_Exercise instructions_. Send back all the data below, exactly as given.

*** Dataset rows

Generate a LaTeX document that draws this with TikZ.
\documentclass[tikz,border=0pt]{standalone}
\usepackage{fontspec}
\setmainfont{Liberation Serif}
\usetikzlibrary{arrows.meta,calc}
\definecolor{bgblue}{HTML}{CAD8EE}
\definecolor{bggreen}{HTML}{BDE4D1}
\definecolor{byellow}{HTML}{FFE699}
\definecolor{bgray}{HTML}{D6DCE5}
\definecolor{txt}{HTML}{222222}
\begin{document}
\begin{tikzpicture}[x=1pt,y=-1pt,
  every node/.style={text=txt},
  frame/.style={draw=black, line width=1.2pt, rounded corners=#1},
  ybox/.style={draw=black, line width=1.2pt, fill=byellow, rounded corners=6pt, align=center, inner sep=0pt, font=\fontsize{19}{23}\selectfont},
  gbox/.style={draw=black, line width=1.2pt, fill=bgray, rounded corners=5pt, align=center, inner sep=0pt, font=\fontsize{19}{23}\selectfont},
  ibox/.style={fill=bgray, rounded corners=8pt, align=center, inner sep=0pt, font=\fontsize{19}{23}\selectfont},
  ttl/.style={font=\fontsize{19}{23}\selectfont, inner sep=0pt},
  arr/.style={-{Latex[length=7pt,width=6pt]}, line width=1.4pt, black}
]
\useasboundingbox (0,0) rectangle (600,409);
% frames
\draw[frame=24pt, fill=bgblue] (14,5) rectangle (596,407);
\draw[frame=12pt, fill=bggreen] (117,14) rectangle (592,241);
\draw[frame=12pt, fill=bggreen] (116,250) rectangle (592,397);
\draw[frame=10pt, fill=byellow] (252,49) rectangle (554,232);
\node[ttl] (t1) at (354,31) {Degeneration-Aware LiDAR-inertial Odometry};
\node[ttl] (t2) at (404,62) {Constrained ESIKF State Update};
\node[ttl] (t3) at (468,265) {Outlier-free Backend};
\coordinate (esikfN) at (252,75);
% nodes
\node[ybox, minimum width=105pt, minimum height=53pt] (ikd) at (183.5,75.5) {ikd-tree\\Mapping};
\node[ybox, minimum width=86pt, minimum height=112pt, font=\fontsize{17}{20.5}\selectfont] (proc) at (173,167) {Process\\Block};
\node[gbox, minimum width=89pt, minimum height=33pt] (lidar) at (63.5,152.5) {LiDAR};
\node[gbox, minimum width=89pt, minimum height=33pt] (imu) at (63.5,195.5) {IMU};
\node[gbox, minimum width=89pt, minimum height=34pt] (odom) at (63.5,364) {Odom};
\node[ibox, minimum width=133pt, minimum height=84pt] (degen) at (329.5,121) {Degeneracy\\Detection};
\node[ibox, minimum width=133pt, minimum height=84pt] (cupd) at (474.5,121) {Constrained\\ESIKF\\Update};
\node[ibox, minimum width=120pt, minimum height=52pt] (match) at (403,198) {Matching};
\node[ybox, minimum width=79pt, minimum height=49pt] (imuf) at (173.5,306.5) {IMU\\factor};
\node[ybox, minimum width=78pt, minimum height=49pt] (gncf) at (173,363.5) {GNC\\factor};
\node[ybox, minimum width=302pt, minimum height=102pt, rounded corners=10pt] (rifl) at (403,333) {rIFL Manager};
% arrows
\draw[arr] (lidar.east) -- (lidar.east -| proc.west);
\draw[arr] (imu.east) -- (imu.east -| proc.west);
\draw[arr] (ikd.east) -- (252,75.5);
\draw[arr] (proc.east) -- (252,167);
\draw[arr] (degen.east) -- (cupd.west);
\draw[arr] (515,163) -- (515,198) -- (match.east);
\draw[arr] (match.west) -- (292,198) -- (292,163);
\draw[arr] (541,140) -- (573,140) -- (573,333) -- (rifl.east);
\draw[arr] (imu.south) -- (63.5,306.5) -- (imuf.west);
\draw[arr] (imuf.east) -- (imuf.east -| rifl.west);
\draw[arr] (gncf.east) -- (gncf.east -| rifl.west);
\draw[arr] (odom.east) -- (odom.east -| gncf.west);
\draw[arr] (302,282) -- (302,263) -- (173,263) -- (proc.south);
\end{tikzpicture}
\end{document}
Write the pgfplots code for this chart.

******

_Answer to the task_.
Generate a LaTeX document that draws this with TikZ.
\documentclass[tikz,border=0pt]{standalone}
\usepackage{fontspec}
\setmainfont{Liberation Serif}
\usetikzlibrary{arrows.meta,calc}
\definecolor{bgblue}{HTML}{CAD8EE}
\definecolor{bggreen}{HTML}{BDE4D1}
\definecolor{byellow}{HTML}{FFE699}
\definecolor{bgray}{HTML}{D6DCE5}
\definecolor{txt}{HTML}{222222}
\begin{document}
\begin{tikzpicture}[x=1pt,y=-1pt,
  every node/.style={text=txt},
  frame/.style={draw=black, line width=1.2pt, rounded corners=#1},
  ybox/.style={draw=black, line width=1.2pt, fill=byellow, rounded corners=6pt, align=center, inner sep=0pt, font=\fontsize{19}{23}\selectfont},
  gbox/.style={draw=black, line width=1.2pt, fill=bgray, rounded corners=5pt, align=center, inner sep=0pt, font=\fontsize{19}{23}\selectfont},
  ibox/.style={fill=bgray, rounded corners=8pt, align=center, inner sep=0pt, font=\fontsize{19}{23}\selectfont},
  ttl/.style={font=\fontsize{19}{23}\selectfont, inner sep=0pt},
  arr/.style={-{Latex[length=7pt,width=6pt]}, line width=1.4pt, black}
]
\useasboundingbox (0,0) rectangle (600,409);
% frames
\draw[frame=24pt, fill=bgblue] (14,5) rectangle (596,407);
\draw[frame=12pt, fill=bggreen] (117,14) rectangle (592,241);
\draw[frame=12pt, fill=bggreen] (116,250) rectangle (592,397);
\draw[frame=10pt, fill=byellow] (252,49) rectangle (554,232);
\node[ttl] (t1) at (354,31) {Degeneration-Aware LiDAR-inertial Odometry};
\node[ttl] (t2) at (404,62) {Constrained ESIKF State Update};
\node[ttl] (t3) at (468,265) {Outlier-free Backend};
\coordinate (esikfN) at (252,75);
% nodes
\node[ybox, minimum width=105pt, minimum height=53pt] (ikd) at (183.5,75.5) {ikd-tree\\Mapping};
\node[ybox, minimum width=86pt, minimum height=112pt, font=\fontsize{17}{20.5}\selectfont] (proc) at (173,167) {Process\\Block};
\node[gbox, minimum width=89pt, minimum height=33pt] (lidar) at (63.5,152.5) {LiDAR};
\node[gbox, minimum width=89pt, minimum height=33pt] (imu) at (63.5,195.5) {IMU};
\node[gbox, minimum width=89pt, minimum height=34pt] (odom) at (63.5,364) {Odom};
\node[ibox, minimum width=133pt, minimum height=84pt] (degen) at (329.5,121) {Degeneracy\\Detection};
\node[ibox, minimum width=133pt, minimum height=84pt] (cupd) at (474.5,121) {Constrained\\ESIKF\\Update};
\node[ibox, minimum width=120pt, minimum height=52pt] (match) at (403,198) {Matching};
\node[ybox, minimum width=79pt, minimum height=49pt] (imuf) at (173.5,306.5) {IMU\\factor};
\node[ybox, minimum width=78pt, minimum height=49pt] (gncf) at (173,363.5) {GNC\\factor};
\node[ybox, minimum width=302pt, minimum height=102pt, rounded corners=10pt] (rifl) at (403,333) {rIFL Manager};
% arrows
\draw[arr] (lidar.east) -- (lidar.east -| proc.west);
\draw[arr] (imu.east) -- (imu.east -| proc.west);
\draw[arr] (ikd.east) -- (252,75.5);
\draw[arr] (proc.east) -- (252,167);
\draw[arr] (degen.east) -- (cupd.west);
\draw[arr] (515,163) -- (515,198) -- (match.east);
\draw[arr] (match.west) -- (292,198) -- (292,163);
\draw[arr] (541,140) -- (573,140) -- (573,333) -- (rifl.east);
\draw[arr] (imu.south) -- (63.5,306.5) -- (imuf.west);
\draw[arr] (imuf.east) -- (imuf.east -| rifl.west);
\draw[arr] (gncf.east) -- (gncf.east -| rifl.west);
\draw[arr] (odom.east) -- (odom.east -| gncf.west);
\draw[arr] (302,282) -- (302,263) -- (173,263) -- (proc.south);
\end{tikzpicture}
\end{document}
Write the pgfplots code for this chart.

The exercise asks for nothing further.